Google Outraged as DOJ Considers Breaking Up Chrome: What This Means for Users
2024-11-19
Author: Ting
In a bold move that has sent shockwaves through the tech industry, Google has expressed strong opposition to the potential sale of its flagship web browser, Chrome, warning that such a decision could severely impact consumers and businesses alike. The United States Department of Justice (DOJ) is reportedly set to present this measure to a judge on Wednesday, according to Bloomberg's sources.
This latest development follows a ruling in August by Judge Amit Mehta, who determined that Google maintains an online search monopoly. The judge is now deliberating on possible remedies and penalties that could be imposed on the tech giant. While the DOJ has yet to issue a formal comment on the matter, Google has voiced its discontent, labeling the proposal as a part of the DOJ's "radical agenda."
Lee-Anne Mulholland, a Google executive, highlighted the potential consequences of government intervention, stating, "The government putting its thumb on the scale would harm consumers, developers, and American technological leadership at precisely the moment it is most needed."
Chrome remains the world's leading web browser, commanding an impressive 64.61% of the global market share as per Similarweb's October data. In tandem, Google’s search engine dominates nearly 90% of the global search market, according to Statcounter. As the default search engine on Chrome and various smartphone browsers, including Safari on iPhones, Google’s hold on the market is substantial.
Judge Mehta previously referred to the default search engine setting as "extremely valuable real estate," emphasizing that transitioning to a competing product would require substantial financial resources, thus making competition exceedingly difficult.
As the DOJ prepares to unveil its final proposed remedies, it has floated the idea of breaking up Google.
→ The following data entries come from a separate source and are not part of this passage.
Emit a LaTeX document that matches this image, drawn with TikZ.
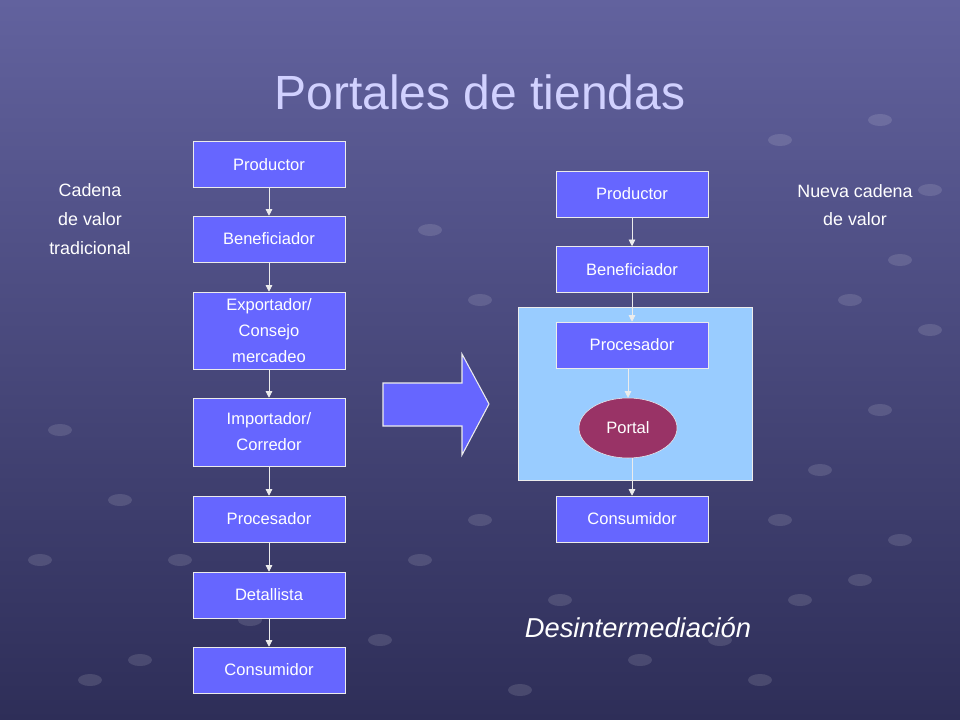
\documentclass[tikz,border=0pt]{standalone}
\usepackage{fontspec}
\setmainfont{Liberation Sans}
\usetikzlibrary{shapes.geometric,arrows.meta}
\definecolor{bgtop}{HTML}{62629E}
\definecolor{bgbot}{HTML}{2E2E58}
\definecolor{boxc}{HTML}{6666FF}
\definecolor{portalc}{HTML}{993366}
\definecolor{panel}{HTML}{99CCFF}
\tikzset{
  bx/.style={draw=white!85!gray, fill=boxc, text=white, minimum width=152*0.75pt, align=center, font=\fontsize{12.4}{19.5}\selectfont, inner sep=1pt},
  conn/.style={draw=white!85!gray, -{Triangle[length=5pt,width=5pt]}, line width=0.6pt},
  lab/.style={text=white, align=center, font=\fontsize{13.4}{21.5}\selectfont}
}
\begin{document}
\begin{tikzpicture}[x=0.75pt,y=-0.75pt]
\shade[top color=bgtop,bottom color=bgbot] (0,0) rectangle (960,720);
\useasboundingbox (0,0) rectangle (960,720);
\foreach \x/\y in {60/430,120/500,180/560,250/620,330/590,420/560,480/520,560/600,640/660,720/640,800/600,860/580,900/540,780/520,820/470,880/410,930/330,900/260,850/300,90/680,140/660,380/640,520/690,760/680,40/560,880/120,930/190,780/140,430/230,480/300}
  \fill[white,opacity=0.12] (\x,\y) ellipse (12 and 6);
\node[text=white!82!blue,font=\fontsize{36}{40}\selectfont] (title) at (480,92) {Portales de tiendas};
% left chain
\node[bx,minimum height=46*0.75pt] (l1) at (269,164.5) {Productor};
\node[bx,minimum height=46*0.75pt] (l2) at (269,239) {Beneficiador};
\node[bx,minimum height=77*0.75pt] (l3) at (269,330.5) {Exportador/\\Consejo\\mercadeo};
\node[bx,minimum height=68*0.75pt] (l4) at (269,432) {Importador/\\Corredor};
\node[bx,minimum height=46*0.75pt] (l5) at (269,519) {Procesador};
\node[bx,minimum height=46*0.75pt] (l6) at (269,595) {Detallista};
\node[bx,minimum height=46*0.75pt] (l7) at (269,670) {Consumidor};
\foreach \a/\b in {l1/l2,l2/l3,l3/l4,l4/l5,l5/l6,l6/l7} \draw[conn] (\a) -- (\b);
\node[lab] (t1) at (90,219) {Cadena\\de valor\\tradicional};
% big arrow
\draw[draw=white!85!gray,fill=boxc,line width=0.8pt] (383,383) -- (462,383) -- (462,354) -- (489,404) -- (462,455) -- (462,426) -- (383,426) -- cycle;
% right chain
\node[draw=white!85!gray,fill=panel,minimum width=234*0.75pt,minimum height=173*0.75pt] (panel) at (635,393.5) {};
\node[bx,minimum height=46*0.75pt] (r1) at (632,194) {Productor};
\node[bx,minimum height=46*0.75pt] (r2) at (632,269.5) {Beneficiador};
\node[bx,minimum height=46*0.75pt] (r3) at (632,345) {Procesador};
\node[ellipse,draw=white!85!gray,fill=portalc,text=white,minimum width=98*0.75pt,minimum height=60*0.75pt,font=\fontsize{12.4}{15}\selectfont] (r4) at (628,428) {Portal};
\node[bx,minimum height=46*0.75pt] (r5) at (632,519) {Consumidor};
\draw[conn] (r1) -- (r2);
\draw[conn] (r2) -- (r3);
\draw[conn] (r3.south -| r4.north) -- (r4.north);
\draw[conn] (r4.south -| r5.north) -- (r5.north);
\node[lab] (t2) at (855,205) {Nueva cadena\\de valor};
\node[text=white,font=\itshape\fontsize{20.5}{26}\selectfont] (t3) at (638,628) {Desintermediación};
\end{tikzpicture}
\end{document}
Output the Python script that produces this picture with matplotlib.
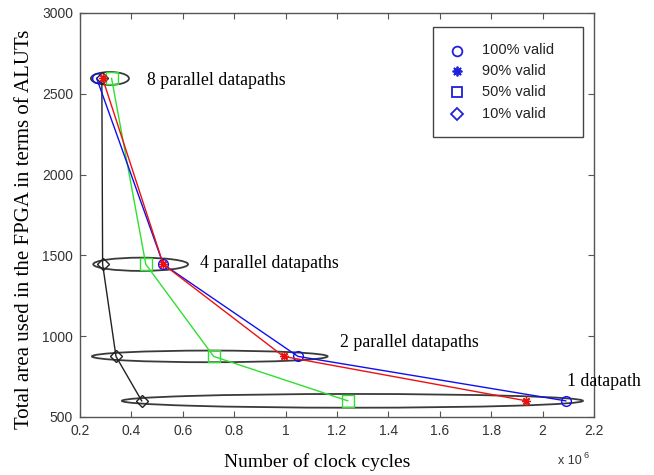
import matplotlib
matplotlib.use("Agg")
import matplotlib.pyplot as plt
from matplotlib.patches import Ellipse, Rectangle
from matplotlib.lines import Line2D

# ---------------- data ----------------
# number of clock cycles (x 10^6) for 8, 4, 2, 1 parallel datapaths
area_aluts = [2595, 1445, 875, 600]
cycles_100 = [0.265, 0.524, 1.048, 2.090]
cycles_90 = [0.288, 0.524, 0.992, 1.937]
cycles_50 = [0.323, 0.456, 0.720, 1.242]
cycles_10 = [0.285, 0.288, 0.340, 0.440]

series_labels = ["100% valid", "90% valid", "50% valid", "10% valid"]
group_labels = ["8 parallel datapaths", "4 parallel datapaths",
                "2 parallel datapaths", "1 datapath"]

x_ticks = [0.2, 0.4, 0.6, 0.8, 1.0, 1.2, 1.4, 1.6, 1.8, 2.0, 2.2]
x_tick_labels = ["0.2", "0.4", "0.6", "0.8", "1", "1.2", "1.4", "1.6", "1.8", "2", "2.2"]
y_ticks = [500, 1000, 1500, 2000, 2500, 3000]

# ellipse outlines grouping the configurations (center x, width in x)
ellipse_cx = [0.3165, 0.436, 0.705, 1.260]
ellipse_w = [0.148, 0.369, 0.917, 1.794]
ellipse_h = [80, 82, 72, 85]

# annotation text anchors
label_x = [0.460, 0.666, 1.210, 2.095]
label_y = [2580, 1452, 958, 717]

# ---------------- figure ----------------
W, H = 654, 475
fig = plt.figure(figsize=(W / 100, H / 100), dpi=100)
ax = fig.add_axes([80 / W, 1 - 417 / H, (594 - 80) / W, (417 - 13) / H])

sans = "Liberation Sans"
serif = "Liberation Serif"
axcol = "#555555"

# ellipses first (behind)
for cx, w, h, cy in zip(ellipse_cx, ellipse_w, ellipse_h, area_aluts):
    ax.add_patch(Ellipse((cx, cy), w, h, fill=False, edgecolor="#3a3a3a",
                         lw=1.3, zorder=2))

green = "#2fe02f"
star = (8, 2, 0)
ax.plot(cycles_10, area_aluts, color="#222222", lw=1.0, marker="D",
        markersize=6, markerfacecolor="none", markeredgecolor="#222222", zorder=3)
ax.plot(cycles_50, area_aluts, color=green, lw=1.0, marker="s",
        markersize=8, markerfacecolor="none", markeredgecolor=green, zorder=3)
ax.plot(cycles_100, area_aluts, color="#1010ee", lw=1.0, marker="o",
        markersize=7, markerfacecolor="none", markeredgecolor="#1010ee", zorder=4)
ax.plot(cycles_90, area_aluts, color="#ee1010", lw=1.0, marker=star,
        markersize=6, markeredgewidth=1.0, markeredgecolor="#ee1010", zorder=5)

for lx, ly, txt in zip(label_x, label_y, group_labels):
    ax.text(lx, ly, txt, family=serif, fontsize=12.8, va="center", ha="left",
            clip_on=False)

ax.set_xlim(0.2, 2.2)
ax.set_ylim(500, 3000)
ax.set_xticks(x_ticks)
ax.set_xticklabels(x_tick_labels)
ax.set_yticks(y_ticks)
ax.tick_params(direction="in", length=4, top=True, right=True, color=axcol,
               labelsize=10, pad=5, labelcolor="#333333")
for lab in ax.get_xticklabels() + ax.get_yticklabels():
    lab.set_family(sans)
for sp in ax.spines.values():
    sp.set_color(axcol)
    sp.set_linewidth(1.0)

# axis labels
fig.text(317 / W, 1 - 462 / H, "Number of clock cycles", family=serif,
         fontsize=14, ha="center", va="center")
fig.text(25 / W, 1 - 229 / H, "Total area used in the FPGA in terms of ALUTs",
         family=serif, fontsize=15, ha="center", va="center", rotation=90)
fig.text(558 / W, 1 - 461 / H, "x 10", family=sans, fontsize=9,
         ha="left", va="center", color="#333333")
fig.text(583 / W, 1 - 455 / H, "6", family=sans, fontsize=6.5,
         ha="left", va="center", color="#333333")

# legend box
fig.patches.append(Rectangle((433 / W, 1 - 137 / H), 150 / W, 110 / H,
                             transform=fig.transFigure, facecolor="white",
                             edgecolor="#444444", lw=1.0, zorder=10))
leg_markers = ["o", star, "s", "D"]
leg_sizes = [7, 7, 7, 6]
row_y = [50.5, 71.5, 92.5, 113.5]
for mk, ms, ry, lab in zip(leg_markers, leg_sizes, row_y, series_labels):
    fig.add_artist(Line2D([457 / W], [1 - ry / H], marker=mk, markersize=ms,
                          markerfacecolor="none", markeredgecolor="#2020dd",
                          markeredgewidth=1.3, linestyle="none",
                          transform=fig.transFigure, zorder=11))
    fig.text(482 / W, 1 - ry / H, lab, family=sans, fontsize=10.5,
             ha="left", va="center", zorder=12, color="#222222")

fig.savefig("out.png", dpi=100)
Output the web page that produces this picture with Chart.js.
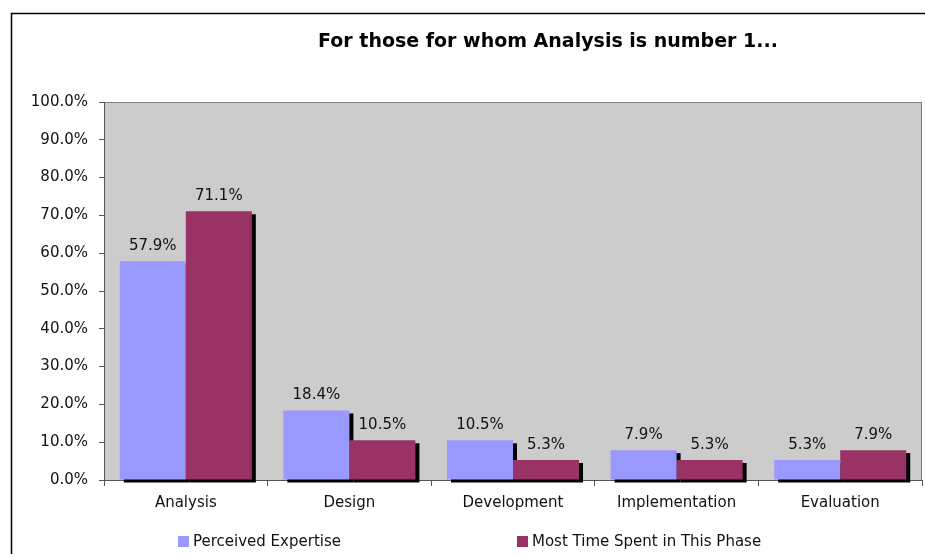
<!DOCTYPE html>
<html>
<head>
<meta charset="utf-8">
<title>For those for whom Analysis is number 1...</title>
<script src="https://cdn.jsdelivr.net/npm/chart.js@4.4.1/dist/chart.umd.min.js"></script>
<style>
  html, body { margin: 0; padding: 0; background: #fff; }
  canvas { display: block; }
</style>
</head>
<body>
<canvas id="chart" width="925" height="554"></canvas>
<script>
const chartTitle = 'For those for whom Analysis is number 1...';
const phases = ['Analysis', 'Design', 'Development', 'Implementation', 'Evaluation'];
const perceivedExpertise = [57.9, 18.4, 10.5, 7.9, 5.3];
const mostTimeSpent = [71.1, 10.5, 5.3, 5.3, 7.9];
const seriesNames = ['Perceived Expertise', 'Most Time Spent in This Phase'];
const seriesColors = ['#9999ff', '#993366'];

const FONT = '"DejaVu Sans", Verdana, sans-serif';
const pct = v => v.toFixed(1) + '%';

// frame, plot background, bar shadows, value labels, title and legend
const excelLook = {
  id: 'excelLook',
  beforeDraw(chart) {
    const { ctx, chartArea: a } = chart;
    ctx.save();
    ctx.strokeStyle = '#000';
    ctx.lineWidth = 1.5;
    ctx.beginPath();
    ctx.moveTo(11.5, 554);
    ctx.lineTo(11.5, 13.5);
    ctx.lineTo(925, 13.5);
    ctx.stroke();

    ctx.fillStyle = '#cccccc';
    ctx.fillRect(a.left, a.top, a.right - a.left, a.bottom - a.top);
    ctx.strokeStyle = '#808080';
    ctx.lineWidth = 1;
    ctx.strokeRect(a.left + 0.5, a.top + 0.5, a.right - a.left - 1, a.bottom - a.top);

    ctx.fillStyle = '#000';
    ctx.font = 'bold 19px ' + FONT;
    ctx.textAlign = 'center';
    ctx.textBaseline = 'middle';
    ctx.fillText(chartTitle, 548, 42);
    ctx.restore();
  },
  beforeDatasetsDraw(chart) {
    const { ctx } = chart;
    ctx.save();
    ctx.fillStyle = '#000';
    chart.data.datasets.forEach((ds, i) => {
      chart.getDatasetMeta(i).data.forEach(bar => {
        const p = bar.getProps(['x', 'y', 'base', 'width'], true);
        ctx.fillRect(p.x - p.width / 2 + 4, p.y + 3, p.width, p.base - p.y);
      });
    });
    ctx.restore();
  },
  afterDatasetsDraw(chart) {
    const { ctx } = chart;
    ctx.save();
    ctx.fillStyle = '#111';
    ctx.font = '15px ' + FONT;
    ctx.textAlign = 'center';
    ctx.textBaseline = 'middle';
    chart.data.datasets.forEach((ds, i) => {
      chart.getDatasetMeta(i).data.forEach((bar, j) => {
        const p = bar.getProps(['x', 'y'], true);
        ctx.fillText(pct(ds.data[j]), p.x, p.y - 15);
      });
    });

    // legend
    const legendX = [178, 517];
    chart.data.datasets.forEach((ds, i) => {
      ctx.fillStyle = ds.backgroundColor;
      ctx.fillRect(legendX[i], 536, 11, 11);
      ctx.fillStyle = '#111';
      ctx.textAlign = 'left';
      ctx.fillText(ds.label, legendX[i] + 15, 542);
    });
    ctx.restore();
  }
};

new Chart(document.getElementById('chart'), {
  type: 'bar',
  data: {
    labels: phases,
    datasets: [
      {
        label: seriesNames[0],
        data: perceivedExpertise,
        backgroundColor: seriesColors[0],
        clip: false
      },
      {
        label: seriesNames[1],
        data: mostTimeSpent,
        backgroundColor: seriesColors[1],
        clip: false
      }
    ]
  },
  options: {
    responsive: false,
    animation: false,
    events: [],
    layout: { padding: { left: 0, right: 3, top: 102, bottom: 0 } },
    datasets: {
      bar: { categoryPercentage: 0.807, barPercentage: 1.0 }
    },
    plugins: {
      legend: { display: false },
      title: { display: false },
      tooltip: { enabled: false }
    },
    scales: {
      x: {
        offset: true,
        grid: {
          display: true,
          offset: true,
          drawOnChartArea: false,
          color: '#555',
          tickLength: 6
        },
        border: { display: true, color: '#555' },
        ticks: {
          color: '#111',
          padding: 8,
          font: { family: FONT, size: 15 }
        },
        afterFit(scale) { scale.height = 74; }
      },
      y: {
        min: 0,
        max: 100,
        grid: {
          display: true,
          drawOnChartArea: false,
          color: '#555',
          tickLength: 5
        },
        border: { display: true, color: '#555' },
        ticks: {
          stepSize: 10,
          color: '#111',
          padding: 11,
          font: { family: FONT, size: 15 },
          callback: v => pct(v)
        },
        afterFit(scale) { scale.width = 104; }
      }
    }
  },
  plugins: [excelLook]
});
</script>
</body>
</html>
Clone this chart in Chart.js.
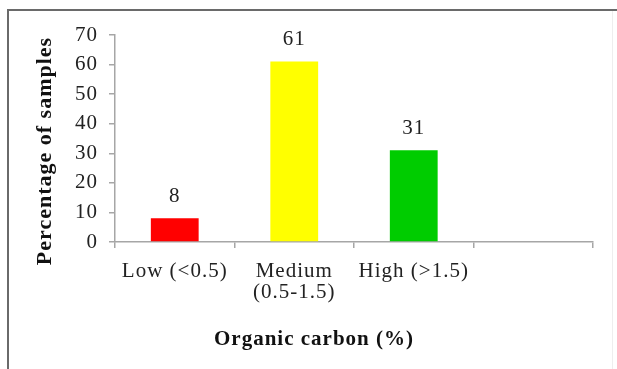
<!DOCTYPE html>
<html>
<head>
<meta charset="utf-8">
<script src="https://cdn.jsdelivr.net/npm/chart.js@4"></script>
<style>
  html, body { margin: 0; padding: 0; background: #fff; }
  #wrap { width: 617px; height: 369px; position: relative; }
</style>
</head>
<body>
<div id="wrap"><canvas id="chart" width="617" height="369"></canvas></div>
<script>
// Organic carbon classes (last slot is an empty category)
const categories = ['Low (<0.5)', ['Medium', '(0.5-1.5)'], 'High (>1.5)', ''];
const percentages = [8, 61, 31, null];
const barColors = ['#ff0000', '#ffff00', '#00cc00', '#ffffff'];
const yTicks = [0, 10, 20, 30, 40, 50, 60, 70];
const xTitle = 'Organic carbon (%)';
const yTitle = 'Percentage of samples';

const SERIF = '"Liberation Serif", "Times New Roman", serif';
const AXIS_GREY = '#a6a6a6';

// Letter spacing for all canvas text
const spacingPlugin = {
  id: 'spacing',
  beforeLayout(chart) { chart.ctx.letterSpacing = '1px'; },
  beforeDraw(chart) { chart.ctx.letterSpacing = '1px'; }
};

// Frame lines, axis titles and value labels
const decorPlugin = {
  id: 'decor',
  beforeDraw(chart) {
    const ctx = chart.ctx;
    ctx.save();
    ctx.fillStyle = '#fff';
    ctx.fillRect(0, 0, chart.width, chart.height);
    ctx.strokeStyle = '#6a6a6a';
    ctx.lineWidth = 2;
    ctx.beginPath();
    ctx.moveTo(8, 369);
    ctx.lineTo(8, 10);
    ctx.lineTo(617, 10);
    ctx.stroke();
    ctx.strokeStyle = '#eeeeee';
    ctx.lineWidth = 1;
    ctx.beginPath();
    ctx.moveTo(612.5, 11);
    ctx.lineTo(612.5, 369);
    ctx.stroke();
    ctx.restore();
  },
  afterDraw(chart) {
    const ctx = chart.ctx;
    ctx.save();
    ctx.letterSpacing = '1px';
    ctx.fillStyle = '#111';
    ctx.textAlign = 'center';
    ctx.textBaseline = 'middle';
    ctx.font = 'bold 21px ' + SERIF;
    ctx.fillText(xTitle, 314, 340);
    ctx.save();
    ctx.translate(45, 151);
    ctx.rotate(-Math.PI / 2);
    ctx.font = 'bold 22px ' + SERIF;
    ctx.fillText(yTitle, 0, 0);
    ctx.restore();

    ctx.font = '21px ' + SERIF;
    ctx.fillStyle = '#222';
    const meta = chart.getDatasetMeta(0);
    meta.data.forEach((bar, i) => {
      const v = percentages[i];
      if (v === null || v === undefined) return;
      ctx.fillText(String(v), bar.x, bar.y - 22);
    });
    ctx.restore();
  }
};

new Chart(document.getElementById('chart'), {
  type: 'bar',
  data: {
    labels: categories,
    datasets: [{
      data: percentages,
      backgroundColor: barColors,
      borderWidth: 0,
      barPercentage: 0.4,
      categoryPercentage: 1.0
    }]
  },
  options: {
    responsive: false,
    animation: false,
    devicePixelRatio: 1,
    layout: { padding: { left: 10, right: 24, top: 35, bottom: 0 } },
    plugins: { legend: { display: false }, tooltip: { enabled: false } },
    scales: {
      x: {
        afterFit(scale) { scale.height = 127; },
        grid: { display: true, offset: true, drawOnChartArea: false, tickLength: 6, color: AXIS_GREY, lineWidth: 1.5 },
        border: { display: true, color: AXIS_GREY, width: 1.5 },
        ticks: {
          color: '#222',
          padding: 13,
          maxRotation: 0,
          autoSkip: false,
          font: { family: SERIF, size: 21, lineHeight: 1.0 }
        }
      },
      y: {
        min: 0,
        max: 70,
        afterFit(scale) { scale.width = 105; },
        afterBuildTicks(scale) { scale.ticks = yTicks.map(v => ({ value: v })); },
        grid: { display: true, drawOnChartArea: false, tickLength: 6, color: AXIS_GREY, lineWidth: 1.5 },
        border: { display: true, color: AXIS_GREY, width: 1.5 },
        ticks: {
          color: '#222',
          padding: 11,
          font: { family: SERIF, size: 21, lineHeight: 1.0 }
        }
      }
    }
  },
  plugins: [spacingPlugin, decorPlugin]
});
</script>
</body>
</html>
This could involve restricting Google's ability to leverage products like Chrome, Play Store, and Android to bolster its search engine dominance. In response, Google has firmly opposed the notion of "splitting off" parts of its business, asserting that it could "break them."
The implications of this ruling extend beyond corporate structure; Google's financial health is also at stake. With recent quarterly results showing a 10% uptick in revenues for its search and advertising sectors—reaching $65.9 billion—Google's leadership, including CEO Sundar Pichai, has noted that millions are now accessing their AI search tools.
Investors are watching closely as uncertainties loom over Google's future strategies and market position. With the tech landscape ever-evolving, this case could set significant precedents that might reshape not only the market but the very nature of technology use and online competition.